Saturday, November 21, 2015

N162HG 2.3 Flight over the coast with Alex

I have promised a flight to our son's outdoor ed instructor Alex since before I got my license. Now she's leaving to travel to South America, so we figured we'd better do it soon.

We started at 9am today at the flying club with an extensive "how airplanes fly" briefing. We talked about lift, parasite and induced drag, the power curve, balance, and stability -- the basic longitudinal dynamics of the aircraft. Starting from a set of pre-made foam model airplane wings and a cheesy arrow made out of some square dowel, cardstock fins and a weight taped to the front, we demonstrated their stability characteristics individually, then rubber banded them together to make an glider we could fly around the ramp.

I took Alex along on the pre-flight walk-around, then we buttoned in, got a pax briefing, and we were off.

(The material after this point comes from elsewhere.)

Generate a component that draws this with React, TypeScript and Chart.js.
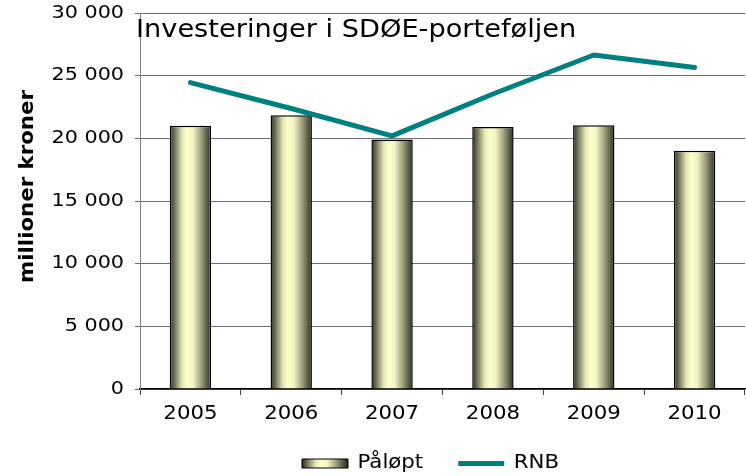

We departed Left Dumbarton towards San Gregorio, then flew down and up the coast. We overflew KHAF (but did not land, due to a 10kt direct crosswind I didn't want to mess with). Instead, we flew over the Crystal Springs reservoir, down over Highway 280 almost to the Hwy 17 intersection, then back up. I called into KPAO from the intersection of Hwy 280 and Hwy 85, got a straight in, and did a normal landing. I then did one more lap around the pattern to show Alex a short field takeoff and landing, then we parked and were off.

During the flight, we did a lot of sight-seeing around the coast and the landmarks of Santa Cruz, and I performed some maneuvers to demonstrate to Alex the things we had learned about earlier. I had never done these "experiments" in such a controlled fashion before, and I developed a new-found respect for the Flycatcher. Trimmed for level flight at 95 kias, cutting power resulted in the least unsurprising thing possible -- a descent at 95 kias. Firewalling the throttle resulted in a gentle climb at -- guess what? -- 95 kias. Effing textbook! Pulling back the stick -- which as I noted was the "fast/slow" control not the "up/down" control -- slowed us down to 70 kias, and just as the power curve predicted, we climbed faster! Getting this performance of course requires that Cessna carefully design all the various and sundry second- and third-order effects to cancel out, but the result is very easily "explainable" via the first-order theory.